Probing the pairing symmetry and pair charge stiffness of doped $t-J$ ladders

TL;DR

This study uses numerical simulations to investigate the pairing symmetry and superconducting properties of doped $t-J$ ladders, revealing how doping influences pair parity and the suppression of superconductivity associated with stripe formation.

Contribution

It provides a phase-sensitive numerical analysis of pairing symmetry and pair charge stiffness in doped $t-J$ ladders, connecting doping levels with changes in pair parity and superconductivity.

Findings

Pair parity changes from minus to plus with increased doping.

Superconductivity is suppressed where static stripes form.

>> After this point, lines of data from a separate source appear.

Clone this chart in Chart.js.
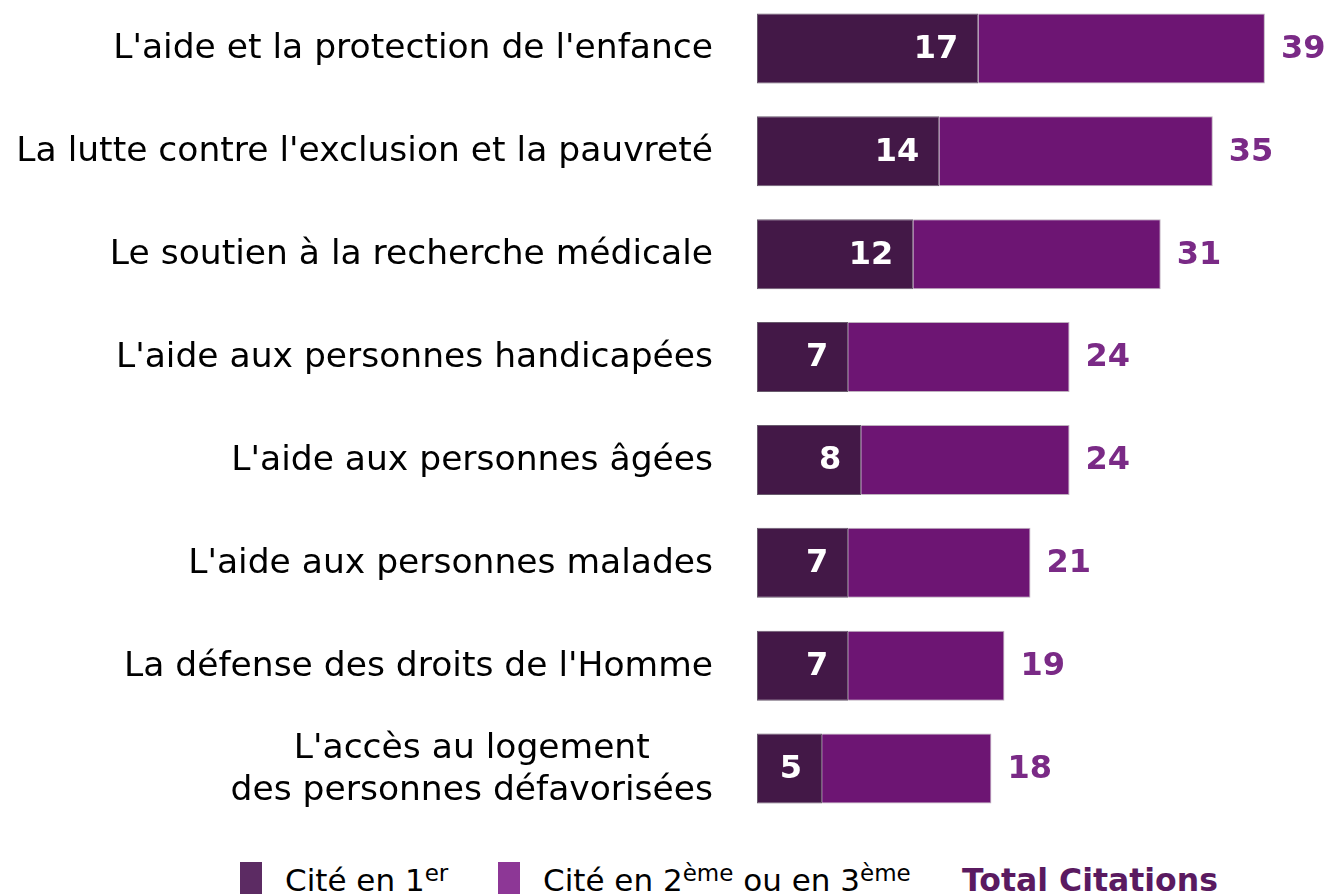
<!DOCTYPE html>
<html>
<head>
<meta charset="utf-8">
<script src="https://cdn.jsdelivr.net/npm/chart.js@4.4.1/dist/chart.umd.min.js"></script>
<style>
  html, body { margin:0; padding:0; background:#fff; width:1330px; height:894px; overflow:hidden; position:relative; }
  #wrap { position:absolute; left:0; top:-3px; width:1330px; height:823px; }
  .leg { position:absolute; font-family:"DejaVu Sans",Verdana,sans-serif; font-size:31px; color:#000; white-space:nowrap; line-height:1; }
  .leg sup { font-size:23px; vertical-align:0; position:relative; top:-10px; }
  .sq { position:absolute; width:22px; height:32px; }
</style>
</head>
<body>
<div id="wrap"><canvas id="c"></canvas></div>
<div class="sq" style="left:240px; top:862px; background:#5c2b63;"></div>
<div class="leg" style="left:285px; top:865px;">Cité en 1<sup>er</sup></div>
<div class="sq" style="left:498px; top:862px; background:#8d3796;"></div>
<div class="leg" style="left:543px; top:865px;">Cité en 2<sup>ème</sup> ou en 3<sup>ème</sup></div>
<div class="leg" style="left:962px; top:865px; font-size:31.5px; font-weight:bold; color:#5a1a60;">Total Citations</div>
<script>
const categories = [
  "L'aide et la protection de l'enfance",
  "La lutte contre l'exclusion et la pauvreté",
  "Le soutien à la recherche médicale",
  "L'aide aux personnes handicapées",
  "L'aide aux personnes âgées",
  "L'aide aux personnes malades",
  "La défense des droits de l'Homme",
  ["L'accès au logement", "des personnes défavorisées"]
];
const citeFirst = [17, 14, 12, 7, 8, 7, 7, 5];
const citeSecondThird = [22, 21, 19, 17, 16, 14, 12, 13];
const totalCitations = [39, 35, 31, 24, 24, 21, 19, 18];

const labelsPlugin = {
  id: 'valueLabels',
  afterDatasetsDraw(chart) {
    const ctx = chart.ctx;
    ctx.save();
    const ys = chart.scales.y;
    ctx.font = '34.5px "DejaVu Sans", Verdana, sans-serif';
    ctx.fillStyle = '#000';
    ctx.textBaseline = 'middle';
    const xr = chart.chartArea.left - 44;
    chart.data.labels.forEach((lab, i) => {
      const py = ys.getPixelForValue(i) + 1;
      if (Array.isArray(lab)) {
        const maxw = Math.max(...lab.map(t => ctx.measureText(t).width));
        const cx = xr - maxw / 2;
        ctx.textAlign = 'center';
        lab.forEach((t, k) => ctx.fillText(t, cx, py + (k - (lab.length - 1) / 2) * 42));
      } else {
        ctx.textAlign = 'right';
        ctx.fillText(lab, xr, py);
      }
    });
    ctx.font = 'bold 32px "DejaVu Sans", Verdana, sans-serif';
    const m0 = chart.getDatasetMeta(0);
    const m1 = chart.getDatasetMeta(1);
    m0.data.forEach((bar, i) => {
      ctx.fillStyle = '#ffffff';
      ctx.textAlign = 'right';
      ctx.fillText(String(citeFirst[i]), bar.x - 20, bar.y + 1);
    });
    m1.data.forEach((bar, i) => {
      ctx.fillStyle = '#7a2a86';
      ctx.textAlign = 'left';
      ctx.fillText(String(totalCitations[i]), bar.x + 16, bar.y + 1);
    });
    ctx.restore();
  }
};

new Chart(document.getElementById('c'), {
  type: 'bar',
  data: {
    labels: categories,
    datasets: [
      { label: 'Cité en 1er', data: citeFirst, backgroundColor: '#431847', borderColor: 'rgba(40,20,45,0.7)', borderWidth: 1, borderSkipped: false },
      { label: 'Cité en 2ème ou en 3ème', data: citeSecondThird, backgroundColor: '#6d1573', borderColor: 'rgba(110,80,110,0.45)', borderWidth: 1, borderSkipped: 'start' }
    ]
  },
  options: {
    indexAxis: 'y',
    responsive: true,
    maintainAspectRatio: false,
    animation: false,
    layout: { padding: 0 },
    plugins: { legend: { display: false }, tooltip: { enabled: false } },
    datasets: { bar: { categoryPercentage: 1, barPercentage: 0.68 } },
    scales: {
      x: {
        stacked: true, min: 0, max: 44, display: false
      },
      y: {
        stacked: true,
        grid: { display: false, drawTicks: false },
        border: { display: false },
        afterFit(scale) { scale.width = 757; scale.paddingTop = 0; scale.paddingBottom = 0; },
        ticks: { display: false }
      }
    }
  },
  plugins: [labelsPlugin]
});
</script>
</body>
</html>
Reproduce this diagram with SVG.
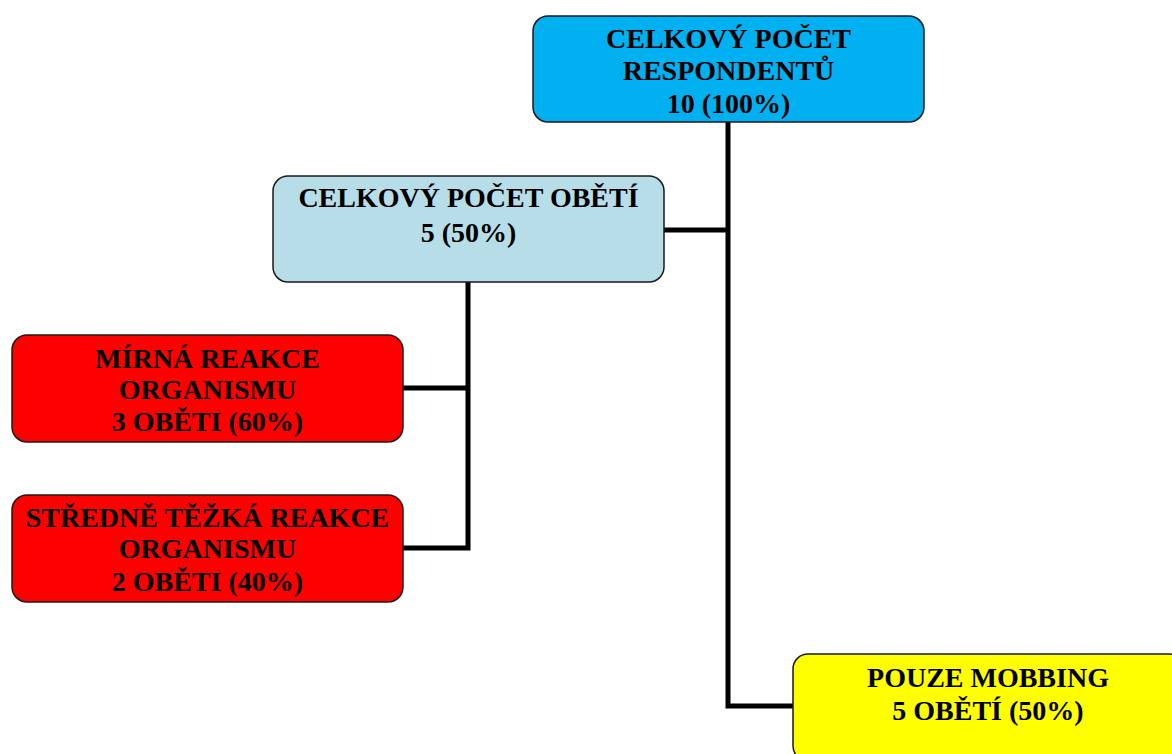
<svg xmlns="http://www.w3.org/2000/svg" width="1172" height="754" viewBox="0 0 1172 754">
<style>
.box{stroke:#1a1a1a;stroke-width:1.5}
.t{font-family:"Liberation Serif","Times New Roman",serif;font-weight:bold;font-size:28px;fill:#000;text-anchor:middle}
.c{fill:none;stroke:#000;stroke-width:5;stroke-linejoin:miter}
</style>
<rect width="1172" height="754" fill="#fff"/>
<g id="connectors">
<path class="c" d="M728,122 V706 H793"/>
<path class="c" d="M664,230 H728"/>
<path class="c" d="M468,282 V548 H403"/>
<path class="c" d="M403,388 H468"/>
</g>
<g id="n-total">
<rect class="box" x="533" y="16" width="391" height="106" rx="15" fill="#00B0F0"/>
<text class="t" x="728.5" y="48">CELKOVÝ POČET</text>
<text class="t" x="728.5" y="80">RESPONDENTŮ</text>
<text class="t" x="728.5" y="113">10 (100%)</text>
</g>
<g id="n-victims">
<rect class="box" x="273" y="176" width="391" height="106" rx="15" fill="#B7DEE8"/>
<text class="t" x="468.5" y="207">CELKOVÝ POČET OBĚTÍ</text>
<text class="t" x="468.5" y="242">5 (50%)</text>
</g>
<g id="n-mild">
<rect class="box" x="12" y="335" width="391" height="107" rx="15" fill="#FF0000"/>
<text class="t" x="207.5" y="368">MÍRNÁ REAKCE</text>
<text class="t" x="207.5" y="399">ORGANISMU</text>
<text class="t" x="207.5" y="431">3 OBĚTI (60%)</text>
</g>
<g id="n-medium">
<rect class="box" x="12" y="495" width="391" height="107" rx="15" fill="#FF0000"/>
<text class="t" x="207.5" y="527">STŘEDNĚ TĚŽKÁ REAKCE</text>
<text class="t" x="207.5" y="558">ORGANISMU</text>
<text class="t" x="207.5" y="591">2 OBĚTI (40%)</text>
</g>
<g id="n-mobbing">
<rect class="box" x="793" y="654" width="391" height="107" rx="15" fill="#FFFF00"/>
<text class="t" x="988" y="687">POUZE MOBBING</text>
<text class="t" x="988" y="720">5 OBĚTÍ (50%)</text>
</g>
</svg>
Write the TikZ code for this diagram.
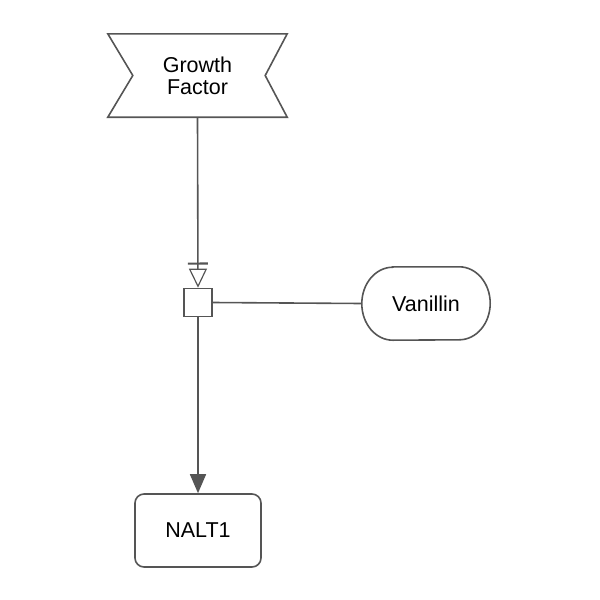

Results align with bosonization and RG predictions.

Abstract

We perform the numerical equivalent of a phase sensitive experiment on doped $t-J$ ladders. We apply proximity effect fields with different complex phases at both ends of an open system and we study the transport of Cooper pairs. Measuring the response of the system and the induced Josephson current, Density Matrix Renormalization Group calculations show how, depending on the doping fraction, the rung-leg parity of the pair field changes from minus to plus as the density of holes is increased. We also study the pair charge stiffness, and we observe a supression of the superconductivity in the region where static stripes appear. We compare our results with predictions from bosonization and renormalization group analysis.